18. In Agyarko, it was found that the mere fact that the Sponsor, who had lived all his life in the United Kingdom and had employment here, and hence might find it difficult and might be reluctant to relocate outside the United Kingdom to continue family life, could not constitute insurmountable obstacles to his doing so.
19. The FTT should only have gone on to consider Article 8 outside the Immigration Rules, according to the principles in SS (Congo) [2015] EWCA Civ 387, which is another decision published after promulgation of the FTT decision, if compelling circumstances existed, which were not covered by the Immigration Rules.
20. The FTT erred in considering Article 8 outside the Immigration Rules, by not adequately considering the provisions of section 117B of the 2002 Act.
21. The FTT failed to adequately explain the findings in paragraph 26, in which proportionality was considered, and why the balance fell in favour of the Claimant. The FTT referred to section 117B but did not demonstrate that it had properly engaged with the provisions contained therein. Section 117B contains the public interest considerations which are applicable in all cases when Article 8 of the 1950 Convention is considered outside the Immigration Rules. It provides that;

"(1) The maintenance of effective immigration controls is in the public interest.
(4) Little weight should be given to -
(a) a private life, or
(b) a relationship formed with a qualifying partner,
that is established by a person at a time when the person is in the United Kingdom unlawfully."
22. The Claimant had been in the United Kingdom unlawfully since his illegal entry in 2003. The FTT therefore must have attached little weight to his private life, and his relationship with his partner, and the FTT has not adequately explained why if that is the case, the balance when considering proportionality fell in favour of the Claimant.
23. The Court of Appeal commented in Agyarko at paragraph 28, that where an individual, seeking leave to remain under Article 8 outside the Rules, established a family life in the knowledge that he or she had no right to be in the United Kingdom, they could only succeed under Article 8 if their case was exceptional.
24. For the above reasons, the decision of the FTT is unsafe and is set aside with no findings preserved.
25. Mr Alexander accepted that it would be appropriate to remit the appeal to the FTT to be heard again.
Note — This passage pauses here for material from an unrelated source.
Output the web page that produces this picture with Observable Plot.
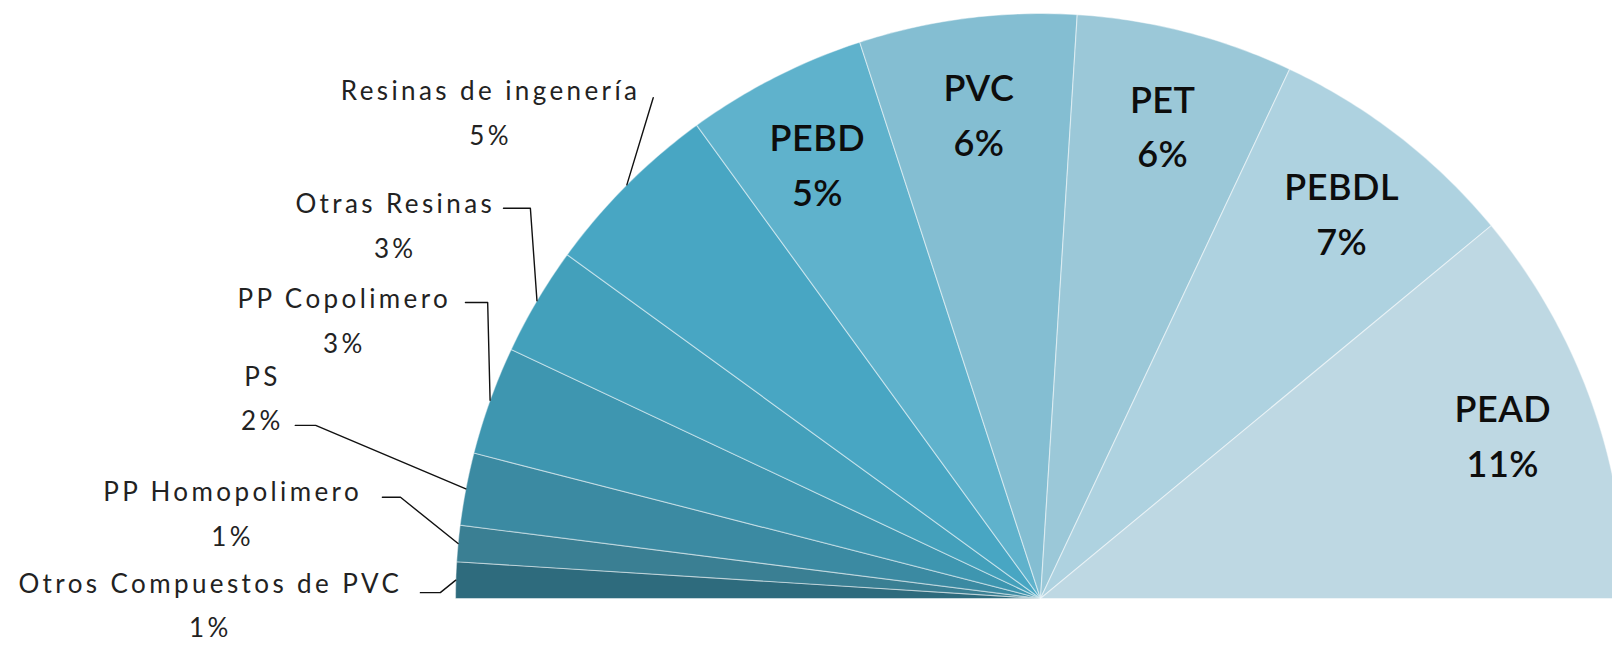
<!DOCTYPE html>
<html>
<head>
<meta charset="utf-8">
<script src="https://cdn.jsdelivr.net/npm/d3@7"></script>
<script src="https://cdn.jsdelivr.net/npm/@observablehq/plot@0.6"></script>
<style>
  html, body { margin: 0; padding: 0; background: #fff; }
  #chart svg { display: block; }
</style>
</head>
<body>
<div id="chart"></div>
<script>
// ---- data ----
const names = ["Otros Compuestos de PVC", "PP Homopolimero", "PS", "PP Copolimero", "Otras Resinas",
               "Resinas de ingenería", "PEBD", "PVC", "PET", "PEBDL", "PEAD"];
const shares = [1, 1, 2, 3, 3, 5, 5, 6, 6, 7, 11];            // percent of the whole pie
const colors = ["#2e6b7d", "#3a7f93", "#3b8aa2", "#3e96b0", "#43a0bb",
                "#48a6c3", "#5fb2cc", "#84bed2", "#9bc8d8", "#aed2e0", "#bed8e3"];
const insideNames = ["PEBD", "PVC", "PET", "PEBDL", "PEAD"];

// ---- layout of the outside labels (pie-radius units, pie centre = 0,0) ----
const outsideLayout = {
  "Resinas de ingenería":   {text: [-0.940, 0.838], leader: [[-0.662, 0.856]]},
  "Otras Resinas":          {text: [-1.103, 0.645], leader: [[-0.872, 0.667], [-0.918, 0.667]]},
  "PP Copolimero":          {text: [-1.190, 0.483], leader: [[-0.945, 0.506], [-0.983, 0.506]]},
  "PS":                     {text: [-1.330, 0.350], leader: [[-1.239, 0.296], [-1.274, 0.296]]},
  "PP Homopolimero":        {text: [-1.381, 0.153], leader: [[-1.094, 0.173], [-1.125, 0.173]]},
  "Otros Compuestos de PVC":{text: [-1.419, -0.004], leader: [[-1.026, 0.010], [-1.060, 0.010]]}
};

// ---- geometry derived from the data ----
const W = 1612, H = 645;
const cx = 1040, cy = 598, R = 585;        // pie centre and radius in pixels (frame)
const toAngle = p => p / 100 * 2 * Math.PI;

let cum = 0;
const slices = names.map((name, i) => {
  const a0 = Math.PI - toAngle(cum);
  cum += shares[i];
  const a1 = Math.PI - toAngle(cum);
  return {name, share: shares[i], a0, a1, mid: (a0 + a1) / 2};
});

const polyPts = [];
for (const s of slices) {
  polyPts.push({name: s.name, x: 0, y: 0});
  const n = Math.max(8, Math.ceil((s.a0 - s.a1) / 0.01));
  for (let k = 0; k <= n; k++) {
    const a = s.a0 + (s.a1 - s.a0) * k / n;
    polyPts.push({name: s.name, x: Math.cos(a), y: Math.sin(a)});
  }
  polyPts.push({name: s.name, x: 0, y: 0});
}

const insideText = slices.filter(s => insideNames.includes(s.name)).map(s => ({
  label: `${s.name}\n${s.share}%`,
  x: 0.84 * Math.cos(s.mid),
  y: 0.84 * Math.sin(s.mid)
}));

const outsideText = [];
const leaderPts = [];
for (const s of slices) {
  const L = outsideLayout[s.name];
  if (!L) continue;
  outsideText.push({label: `${s.name}\n${s.share}%`, x: L.text[0], y: L.text[1]});
  leaderPts.push({name: s.name, x: Math.cos(s.mid), y: Math.sin(s.mid)});
  for (const p of L.leader) leaderPts.push({name: s.name, x: p[0], y: p[1]});
}

const chart = Plot.plot({
  width: W,
  height: H,
  margin: 0,
  x: {domain: [-cx / R, (W - cx) / R], axis: null},
  y: {domain: [-(H - cy) / R, cy / R], axis: null},
  color: {domain: names, range: colors},
  style: {fontFamily: "Lato, 'Open Sans', sans-serif", background: "#fff"},
  marks: [
    Plot.line(polyPts, {x: "x", y: "y", z: "name", fill: "name",
      stroke: "#ffffff", strokeOpacity: 0.45, strokeWidth: 1.2, curve: "linear"}),
    Plot.line(leaderPts, {x: "x", y: "y", z: "name", stroke: "#111", strokeWidth: 1.4}),
    Plot.text(insideText, {x: "x", y: "y", text: "label", fontSize: 36, lineHeight: 1.52,
      lineAnchor: "middle", fill: "#0d0d0d", fontWeight: 600}),
    Plot.text(outsideText, {x: "x", y: "y", text: "label", fontSize: 26, lineHeight: 1.72,
      lineAnchor: "middle", fill: "#222"})
  ]
});
// letter spacing like the original's wide label text
const textGroups = d3.select(chart).selectAll('g[aria-label="text"]').nodes();
if (textGroups[0]) d3.select(textGroups[0]).style("letter-spacing", "0.5px");
if (textGroups[1]) d3.select(textGroups[1]).style("letter-spacing", "3.4px");
document.getElementById("chart").appendChild(chart);
</script>
</body>
</html>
I indicated, having considered paragraph 7 of the Senior President's Practice Statements that this would be appropriate, because of the nature and extent of judicial fact-finding that will be necessary in order for the decision to be remade.
26. The appeal will be heard at the Taylor House Hearing Centre and the parties will be advised of the time and date in due course. The appeal is to be heard by an FTT Judge other than Judge Gibb.
Notice of Decision

The decision of the FTT involved the making of an error of law such that it is set aside. The appeal is allowed to the extent that it is remitted to the FTT with no findings preserved.

Anonymity

The FTT made no anonymity direction and there was no request to the Upper Tribunal for an anonymity order. I see no need to order anonymity.


Signed Date 18th February 2016


Deputy Upper Tribunal Judge M A Hall


TO THE RESPONDENT
FEE AWARD

The issue of any fee award will need to be considered by the FTT.